Sa carrière politique fut brillante. La nation se plaisait à le compter parmi ses représentants : elle en éprouvait un réconfortant orgueil. Il accueillit cette vague de popularité et s’en montra digne. Il luttait sans arrêt, non seulement à la tribune, mais dans les couloirs et dans la vie de chaque jour. Il ne comptait pas ses fatigues, se livrant à la tâche que les siens lui avaient confiée. Il avait gardé sa première manière. Ses discours sur le Keewatin, les écoles de l’Ontario, le canal de la Baie géorgienne, la prorogation des Chambres, étaient marqués du même souci de logique, de netteté, de force. Il portait haut son titre de Canadien français ; et il mettait au service de sa langue et de sa race la vertu de son verbe. Il restait fidèle aux grands principes dont il s’était imprégné. Il réclamait la liberté par le respect du droit. Cette formule l’apparentait à nos grands parlementaires.

Il quitta la Chambre plutôt que d’abandonner ses doctrines. Il était ainsi fait. Il n’eût pas sacrifié aux plus belles promesses d’avenir la satisfaction d’obéir à sa conviction. Songeait-il déjà à cette brisure possible lorsqu’il s’arrêtait, en avril 1911, à enfermer dans un saisissant rapprochement emprunté au langage du droit la querelle qui sépara Burke et Fox lors de la discussion, à la Chambre anglaise, de la loi organique instituant notre régime de 1791 ? « C’était en cette circonstance mémorable, disait-il, qu’au cours de l’édification du temple de notre constitution, dans un accident de travail sublime et empoignant, la vieille amitié de Burke et de Fox, qui pendant vingt ans avait été insensible aux vertiges de la vie publique, trébucha soudainement des hauteurs de leur estime et de leur admiration mutuelles pour aller se fracasser sur le dur pavé de leurs opinions politiques. C’était l’effacement de l’intérêt personnel devant l’apothéose de l’intérêt public ». Que cette phrase, rugueuse et martelée semble-t-il à plaisir, est belle !

Peu après avoir donné sa démission, accompagné de M. Henri Bourassa, il portait à ses électeurs de Nicolet l’explication de sa conduite. Il remettait le mandat qu’on lui avait confié ; et il retournait à ses travaux avec l’espérance de refaire, par un enseignement direct, l’opinion publique où il voyait la source de l’action parlementaire.

Lors de sa mort, tous ceux qui avaient connu Paul-Émile Lamarche, même s’ils ne partageaient pas ses opinions politiques, témoignèrent de sa sincérité. On vit rarement pareil tribut.

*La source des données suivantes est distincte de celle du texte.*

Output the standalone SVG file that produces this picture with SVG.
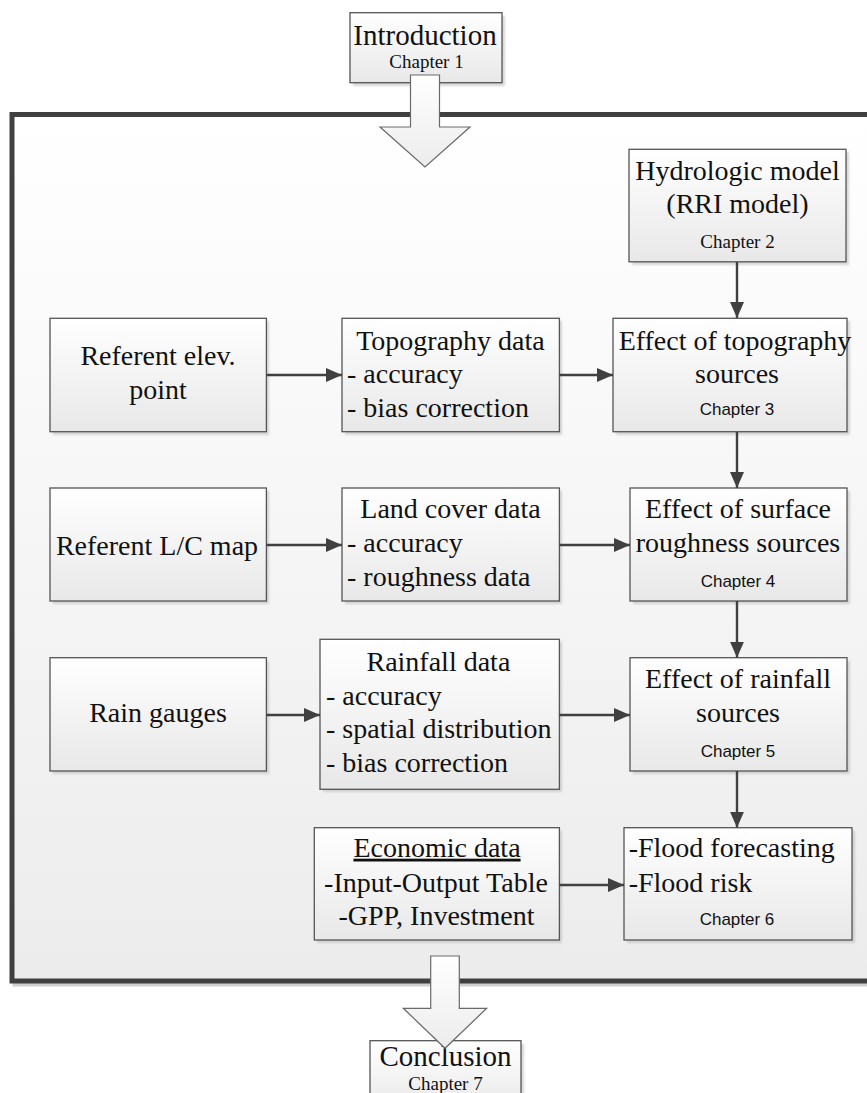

Nos compatriotes anglais, parmi lesquels il comptait de nombreux amis, beaucoup d’admirateurs et des adversaires à qui il n’avait pas voilé la vérité, se sont inclinés devant sa tombe. Une note de rédaction de la Gazette vaut une leçon : « His kind will have opportunity to be useful in the early future ». Elle jugeait cette vie fauchée qui, telle une moisson, offrait sa valeur. Comme on mesure bien la hauteur d’où elle s’était imposée au respect ! C’est le triomphe de la vérité, préparé par la méditation, fortifié par une pratique constante, servi par une volonté développée dans le sens de son innéité, restée canadienne et française.

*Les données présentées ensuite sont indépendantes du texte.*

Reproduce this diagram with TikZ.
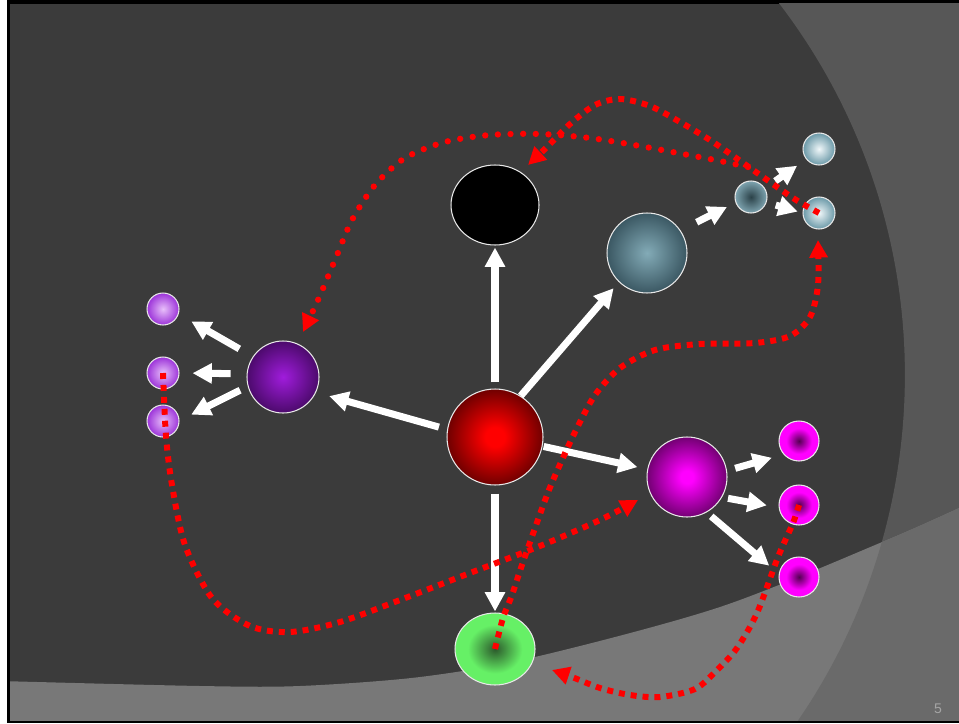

Une vie canadienne et française. Ce sont les adjectifs, inséparables, additionnés par l’histoire, qui désignent notre peuple. Lamarche avait le culte de ses origines et l’orgueil de la culture française. Bien souvent il nous a répété son amour de la France. Peu avant sa mort, il rencontrait au Club Saint-Denis deux consuls de France un instant rapprochés. Il improvisa une allocution dont nombre de convives se souviennent. Il y jeta trois idées. On avait évoqué le retour des soldats français, la guerre terminée, leur passage sous l’Arc de Triomphe aux acclamations enthousiastes d’un peuple libéré. « Il vous arrivera, dit Lamarche à M. Henri Ponsot, de parcourir nos campagnes. Vous y entendrez notre langue. Elle vous paraîtra peut-être un peu vieillotte, gardant des saveurs anciennes, ou appauvrie par des nuances de mots étrangers. Cependant, vous voudrez la saluer très bas, sous l’uniforme lacéré qu’elle porte, car elle fut, bien plus d’un siècle, dans la tranchée. » Il traçait ensuite un tableau de la France qui n’est pas seulement un pays merveilleux, un perpétuel sourire de la terre au soleil gaulois, mais une pensée, une lumière épandue au loin, au delà de ses frontières, vers l’horizon. Puis il terminait un compliment aux représentants officiels par ces mots : « Les consuls arrivent, les consuls partent : la France demeure ». C’est la dernière parole qu’il a prononcée en public. Elle résume l’affirmation de toute sa vie et donne le mot d’ordre où passe sa fierté.

Je n’ai pas oublié le bon camarade, que j’aimais, qui éclairait nos réunions par son imperturbable gaieté et qui nous apportait toute la générosité de son cœur.